D.J. Gilmour, S.S. Scott, N. Kuanr, S-C. Rosca, P. Brant, S.G. Hatzikiriakos, L.L. Schafer
University of British Columbia, BC, Canada
Keywords: adhesive, self-healing, polymer, materialsCurrent adhesives produced on large-scale are useful and inexpensive; however, adhesion challenges remain where these materials can not meet performance standards. For instance, a so-called 'universal adhesive' that can stick to any surface without modification remains elusive. Furthermore, adhesives typically become brittle when cured, and hydration in moist or underwater applications can cause their failure. Using proprietary methodology developed at the University of British Columbia Chemistry and Chemical Engineering departments, a novel class of materials have been invented that offer unique adhesive performance characteristics.
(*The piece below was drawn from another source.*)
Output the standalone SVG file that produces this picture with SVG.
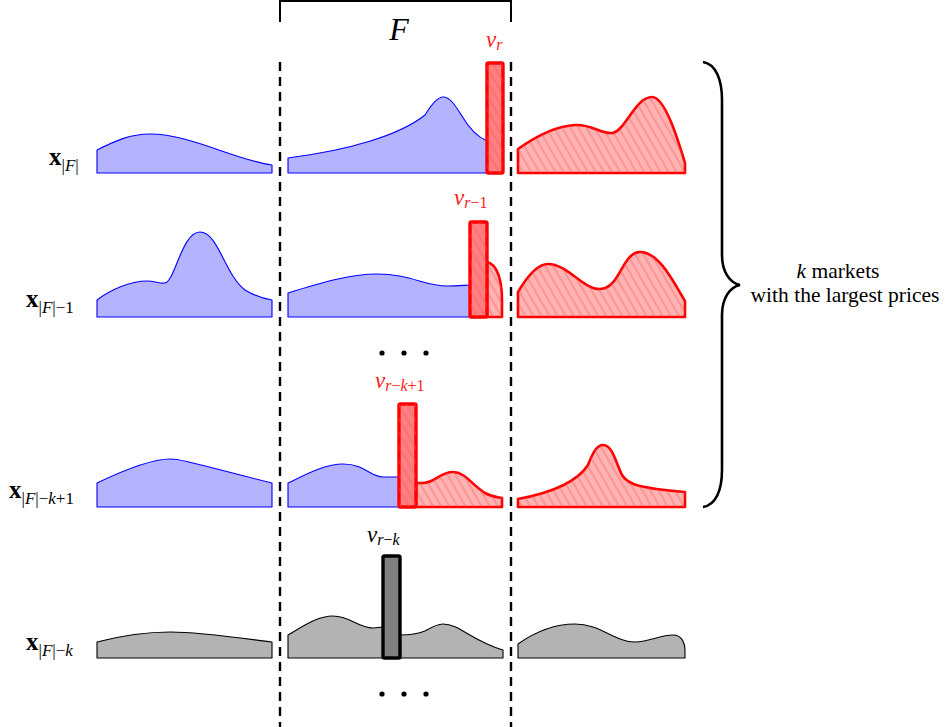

Built upon the core integrity of robust thermoplastics, our ability to add amine bonding groups has resulted in a material that can be used as an adhesive to virtually any material (including classic 'non-stick' surfaces). These materials exhibit self-healing behavior, where samples that are broken can be placed into contact to re-fuse, or cracks that are created are filled in rather than propagated through the material. These materials are being developed towards adhesion challenges where product integrity is critical or the product environment is harsh or challenging.